OBJECTIVE — The lines from the top of the material below through the line containing "(0,0) rectangle (1288,434);" are to be printed exactly, with pictures omitted.

————————

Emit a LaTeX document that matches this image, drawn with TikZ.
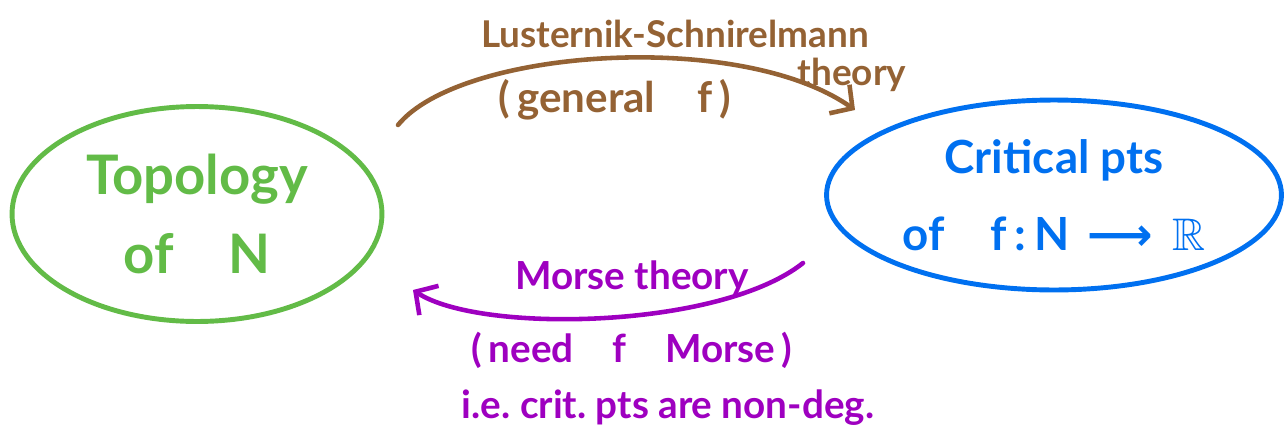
\documentclass[tikz,border=0pt]{standalone}
\usepackage{amssymb}
\usepackage{fontspec}
\setmainfont{Lato}
\newfontfamily\arrowfont{DejaVu Sans}
\usetikzlibrary{shapes.geometric,arrows.meta}

\definecolor{topogreen}{RGB}{98,187,71}
\definecolor{critblue}{RGB}{0,112,240}
\definecolor{lsbrown}{RGB}{148,98,52}
\definecolor{morsepurple}{RGB}{158,0,192}

\begin{document}
\begin{tikzpicture}[x=0.02cm,y=0.02cm,
    blob/.style={ellipse,draw,line width=2.8pt,align=center,inner sep=0pt},
    handarrow/.style={line width=2.6pt,line cap=round,
      -{Straight Barb[length=3.2mm,width=7mm]}}]

        \useasboundingbox (0,0) rectangle (1288,434);

        % the two regions
        \node[blob,draw=topogreen,text=topogreen,minimum width=7.4cm,minimum height=4.3cm,
          font=\fontsize{31}{45}\selectfont\bfseries] (topo) at (197,220) {Topology\\of\quad N};
        \node[blob,draw=critblue,text=critblue,minimum width=9.1cm,minimum height=3.8cm,
          font=\fontsize{26}{44}\selectfont\bfseries] (crit) at (1054,239)
          {Critical pts\\of\quad f\,:\,N\, {\arrowfont\bfseries ⟶}\, $\mathbb{R}$};

        % free ends of the arrows
        \coordinate (lsfrom) at (398,309);
        \coordinate (lsto)   at (855,324);
        \coordinate (mfrom)  at (803,171);
        \coordinate (mto)    at (413,144);

        \begin{scope}[every node/.style={text=lsbrown,font=\fontsize{21}{24}\selectfont\bfseries}]
          \node (ls)      at (675,400) {Lusternik-Schnirelmann};
          \node (lstheo)  at (852,359) {theory};
          \node (general) at (615,334) {\fontsize{24}{28}\selectfont(\,general\quad f\,)};
        \end{scope}

        \begin{scope}[every node/.style={text=morsepurple,font=\fontsize{22}{28}\selectfont\bfseries}]
          \node (morse)   at (632,156) {Morse theory};
          \node (need)    at (632,84)  {(\,need\quad f\quad Morse\,)};
          \node (ie)      at (668,26)  {i.e.\ crit.\ pts are non-deg.};
        \end{scope}

        \draw[handarrow,draw=lsbrown] (lsfrom) .. controls (460,385) and (740,405) .. (lsto);
        \draw[handarrow,draw=morsepurple] (mfrom) .. controls (720,105) and (480,100) .. (mto);

      \end{tikzpicture}
\end{document}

————————

RESULT OF THIS EXERCISE —
Emit a LaTeX document that matches this image, drawn with TikZ.
\documentclass[tikz,border=0pt]{standalone}
\usepackage{amssymb}
\usepackage{fontspec}
\setmainfont{Lato}
\newfontfamily\arrowfont{DejaVu Sans}
\usetikzlibrary{shapes.geometric,arrows.meta}

\definecolor{topogreen}{RGB}{98,187,71}
\definecolor{critblue}{RGB}{0,112,240}
\definecolor{lsbrown}{RGB}{148,98,52}
\definecolor{morsepurple}{RGB}{158,0,192}

\begin{document}
\begin{tikzpicture}[x=0.02cm,y=0.02cm,
    blob/.style={ellipse,draw,line width=2.8pt,align=center,inner sep=0pt},
    handarrow/.style={line width=2.6pt,line cap=round,
      -{Straight Barb[length=3.2mm,width=7mm]}}]

        \useasboundingbox (0,0) rectangle (1288,434);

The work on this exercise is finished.